Boxing is far and away my favorite cinematic sport. The three types of dramatic struggles are contained within the ring - man against man most obviously, and man is constantly fighting his own limitations within a less than forgiving environment. Particularly, the further back you go in history, rings would often have the blood of the last fight on them, and even if the crowd is in your favor, nine out of ten of them would be just as fine seeing you clobbered.

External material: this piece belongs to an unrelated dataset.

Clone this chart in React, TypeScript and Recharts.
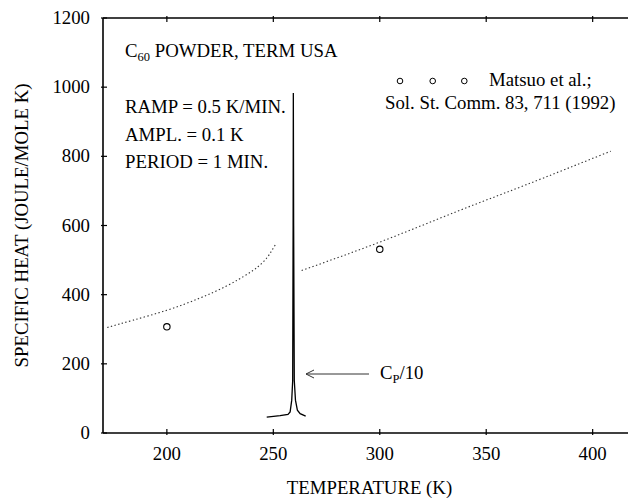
import React from 'react';
import { ComposedChart, Line, Scatter, XAxis, YAxis, Legend } from 'recharts';

// Dotted curve, low-temperature branch (T in K, Cp in J/mole K)
const lowBranchT = [172, 184, 200, 215, 228, 238, 242, 245, 248, 251];
const lowBranchCp = [305, 326, 355, 389, 425, 460, 477, 493, 515, 545];

// Dotted curve, high-temperature branch
const highBranchT = [263.3, 300, 336, 368, 408.5];
const highBranchCp = [470, 552, 640, 716, 815];

// Cp/10 trace around the transition
const peakT = [246.9, 253.2, 256.9, 257.9, 258.65, 259.1, 259.3, 259.4, 259.55, 259.85, 260.4, 261.3, 262.6, 265.2];
const peakCp = [46, 50, 54, 61, 95, 152, 600, 983, 600, 152, 95, 66, 56, 49];

// Matsuo et al. data points
const matsuoT = [200, 300];
const matsuoCp = [307, 531];

const xTicks = [200, 250, 300, 350, 400];
const yTicks = [0, 200, 400, 600, 800, 1000, 1200];

const zip = (xs: number[], ys: number[]) => xs.map((x, i) => ({ x, y: ys[i] }));
const lowData = zip(lowBranchT, lowBranchCp);
const highData = zip(highBranchT, highBranchCp);
const peakData = zip(peakT, peakCp);
const matsuoData = zip(matsuoT, matsuoCp);

const FONT = '"Liberation Serif", "Times New Roman", serif';
const FS = 18.8;

const BottomTick = (props: any) => {
  const { x, y, payload } = props;
  return (
    <g>
      <line x1={x} x2={x} y1={y} y2={y - 6} stroke="#000" strokeWidth={1.2} />
      <text x={x} y={y + 25} textAnchor="middle" fontFamily={FONT} fontSize={FS} fill="#000">
        {payload.value}
      </text>
    </g>
  );
};

const TopTick = (props: any) => {
  const { x, y } = props;
  return <line x1={x} x2={x} y1={y} y2={y + 6} stroke="#000" strokeWidth={1.2} />;
};

const LeftTick = (props: any) => {
  const { x, y, payload } = props;
  return (
    <g>
      <line x1={x} x2={x + 6} y1={y} y2={y} stroke="#000" strokeWidth={1.2} />
      <text x={x - 11} y={y + 6} textAnchor="end" fontFamily={FONT} fontSize={FS} fill="#000">
        {payload.value}
      </text>
    </g>
  );
};

const HollowDot = (props: any) => {
  const { cx, cy } = props;
  return <circle cx={cx} cy={cy} r={3.2} fill="none" stroke="#000" strokeWidth={1.1} />;
};

const LegendContent = () => (
  <svg width={250} height={60} style={{ display: 'block' }}>
    <circle cx={20} cy={21} r={2.8} fill="none" stroke="#000" strokeWidth={1} />
    <circle cx={52.7} cy={21} r={2.8} fill="none" stroke="#000" strokeWidth={1} />
    <circle cx={84.3} cy={21} r={2.8} fill="none" stroke="#000" strokeWidth={1} />
    <text x={109} y={26} fontFamily={FONT} fontSize={FS} fill="#000">Matsuo et al.;</text>
    <text x={5} y={48.5} fontFamily={FONT} fontSize={FS} fill="#000">Sol. St. Comm. 83, 711 (1992)</text>
  </svg>
);

export default function App() {
  return (
    <div style={{ position: 'absolute', left: 0, top: 0, width: 628, height: 498, background: '#fff' }}>
      <ComposedChart width={628} height={498} margin={{ top: 0, right: 0, bottom: 0, left: 0 }}>
        <XAxis
          xAxisId="b"
          type="number"
          dataKey="x"
          domain={[170, 416.6]}
          ticks={xTicks}
          allowDataOverflow
          height={65}
          tickSize={0}
          tickLine={false}
          tick={<BottomTick />}
          axisLine={{ stroke: '#000', strokeWidth: 1.6 }}
          label={{
            content: (p: any) => {
              const vb = p.viewBox;
              return (
                <text x={vb.x + vb.width / 2 + 4} y={vb.y + 61} textAnchor="middle" fontFamily={FONT} fontSize={FS} fill="#000">
                  TEMPERATURE (K)
                </text>
              );
            },
          }}
        />
        <XAxis
          xAxisId="t"
          orientation="top"
          type="number"
          dataKey="x"
          domain={[170, 416.6]}
          ticks={xTicks}
          allowDataOverflow
          height={18}
          tickSize={0}
          tickLine={false}
          tick={<TopTick />}
          axisLine={{ stroke: '#000', strokeWidth: 1.6 }}
        />
        <YAxis
          yAxisId="l"
          type="number"
          domain={[0, 1200]}
          ticks={yTicks}
          allowDataOverflow
          width={103}
          tickSize={0}
          tickLine={false}
          tick={<LeftTick />}
          axisLine={{ stroke: '#000', strokeWidth: 1.6 }}
          label={{
            content: (p: any) => {
              const vb = p.viewBox;
              const cy = vb.y + vb.height / 2;
              return (
                <text x={27.5} y={cy} textAnchor="middle" fontFamily={FONT} fontSize={FS} fill="#000" transform={`rotate(-90, 27.5, ${cy})`}>
                  SPECIFIC HEAT (JOULE/MOLE K)
                </text>
              );
            },
          }}
        />
        <Line xAxisId="b" yAxisId="l" data={lowData} dataKey="y" type="natural" stroke="#333" strokeWidth={1.1} strokeDasharray="1.4 2.4" dot={false} isAnimationActive={false} legendType="none" />
        <Line xAxisId="b" yAxisId="l" data={highData} dataKey="y" type="natural" stroke="#333" strokeWidth={1.1} strokeDasharray="1.4 2.4" dot={false} isAnimationActive={false} legendType="none" />
        <Line xAxisId="b" yAxisId="l" data={peakData} dataKey="y" type="linear" stroke="#000" strokeWidth={1.3} dot={false} isAnimationActive={false} legendType="none" />
        <Scatter xAxisId="b" yAxisId="l" data={matsuoData} dataKey="y" shape={<HollowDot />} isAnimationActive={false} name="Matsuo et al." />
        <Legend
          layout="horizontal"
          verticalAlign="middle"
          align="center"
          content={<LegendContent />}
          wrapperStyle={{ position: 'absolute', left: 380, top: 60, width: 250, height: 60 }}
        />
      </ComposedChart>
      <svg width={628} height={498} style={{ position: 'absolute', left: 0, top: 0, pointerEvents: 'none' }}>
        <text x={125} y={57} fontFamily={FONT} fontSize={FS} fill="#000">
          C<tspan dy={4} fontSize={12.5}>60</tspan>
          <tspan dy={-4}> POWDER, TERM USA</tspan>
        </text>
        <text x={125} y={113} fontFamily={FONT} fontSize={FS} fill="#000">RAMP = 0.5 K/MIN.</text>
        <text x={125} y={141} fontFamily={FONT} fontSize={FS} fill="#000">AMPL. = 0.1 K</text>
        <text x={125} y={168} fontFamily={FONT} fontSize={FS} fill="#000">PERIOD = 1 MIN.</text>
        <line x1={306} x2={369} y1={374} y2={374} stroke="#333" strokeWidth={1} />
        <polyline points="314,370 306,374 314,378" fill="none" stroke="#333" strokeWidth={1} />
        <text x={380} y={379} fontFamily={FONT} fontSize={FS} fill="#000">
          C<tspan dy={4} fontSize={12.5}>P</tspan>
          <tspan dy={-4}>/10</tspan>
        </text>
      </svg>
    </div>
  );
}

Most of all, it takes a whole other kind of mindset to step into the ring time after time, and that's certainly the position in which we find Stoker Thompson (Robert Ryan) as Robert Wise's masterpiece opens. Already in his mid-30s, Stoker is considered an old man, washed up, and he's set to fight a kid in his early 20s that very night. The only thing keeping him going - his wife Julie (Audrey Totter) - can't even bear to watch him fight anymore.
The film unfolds in real time over a scant seventy-two minutes, much of it spent in the milieu of the boxing world, all of it captivating. Wise reportedly spent a good deal of time soaking in the real-world environment, and to this writer's uneducated eye, it feels like the best kind of movie real. Gritty without laying it on, establishing a rapport amongst the characters that is just a smidge beyond believability. Wise's direction on the whole is masterful, from iconic shots in empty hallways to a breathtaking boxing match that had me on the edge of my seat - rarely have I been so uncertain of the outcome.
The film also sidesteps the least compelling aspect of many a boxing picture - the mob. When given the choice between going along with a mob order to take the fall or to stand up against them and fight the good fight, we're left either way with a dramatically weak set-up (you'll pardon the pun). Either the guy is too righteous, or too soft. In this picture, we learn pretty quickly that Stoker's manager has taken mob money on the promise Stoker will take the fall, but he's so certain Stoker will go down, he figures there's no reason to tell him. That's the kind of Hitchcockian suspense you never see in this kind of picture, and it adds just the right twist of the screwdriver to the proceedings.
It's a great film; I'd go so far as to say a perfect one, with so many surprises still in store for you. It's available on DVD as part of a quite impressive box set.